Now for the hijack - Does anyone know if the idea of Doctor Who regenerating as a different looking person was part of the original idea, or whether it was used later to justify changing actors when the first doctor didn’t work out?


ps - how about the opposite scenario: Blackadder, where the same actor plays several connected characters (in different time frames)?

I don’t know for sure if there were original plans to replace Dr. Who, but I doubt it:

  • William Hartnell (the first actor) played the part for several years

  • they didn’t know it would be such a hit (the sets were pretty tacky, and there were practically no special effects)

Although Tom Baker and Sarah Jane Smith were good, I still have a preference for Lalla Ward (and so did Tom, because he married her!)

IIRC, “Everybody Comes to Rick’s” (the name of the play) was never produced (or released for publication), so its first incarnation was on the screen. And one could argue that Caboblanco with Charles Bronson and Havana with Robert Redford have enough similarities to be loose remakes (though the names have been changed to protect the innocent)

IIRC, “Everybody Comes to Rick’s” was produced, but was not successful. “Casablanca” was so different by the time it finished post-production that there was very little resemblance to the original play.

As for the OP, it appears to be a sound theory. I can come up with a few exceptions, as when movies that became classics based on written sources were remade, but flopped. “Wuthering Heights” comes to mind. I think most people will always see Olivier as Heathcliff and Merle Oberon as Cathy. The Ralph Fiennes remake was excellent, but no one would have dared to release it theatrically (at least not in the US). Clark Gable and Vivian Leigh in “Gone With The Wind” is another, and Judy Garland in “The Wizard of Oz”.

For me personally, no-one should have played Rupert of Hentzau(sp?) or Captain Nemo after James Mason.

My prayers ascend to the heavens:
“Please, please, get the real Red Dwarf cast for the movie!”

Which reminds me of something else: most RD fans prefer the second Kryten to the first. What does that say?

Stephen King once said that once a particular actor plays a part really well you are stuck(for good or ill) with that person in your mind, even if you go back and read a book the movie or TV show was based on. As an example he asked if anyone could imagine anyone ELSE but Jack Nicholson in his role in "One Flew Over The Cuckoo’s Nest.

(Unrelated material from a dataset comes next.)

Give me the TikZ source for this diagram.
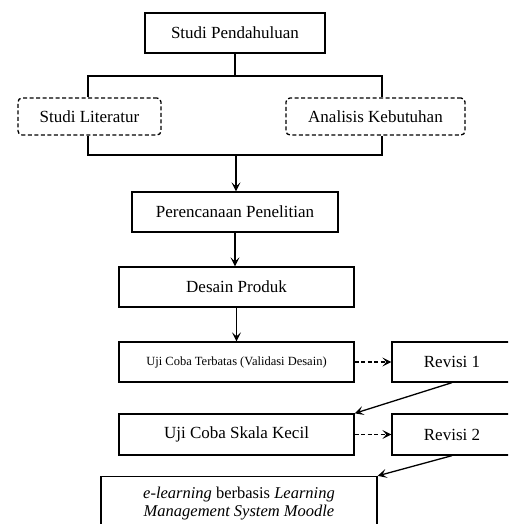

That said, in answer to actors who might plays characters in his book The Stand(this was before the miniseries) he said he thought Robert Duvall would make a splendid Randall Flagg. So now if I read the book or watch the miniseries I see BOTH actors when that character is up.

That the first Kryten appeared only in 1 episode - so the veiwers got used to Robert Llewellan (SP?), not him; the makeup was bad - making him unpleasant to look at; and his voice was frighteningly bad.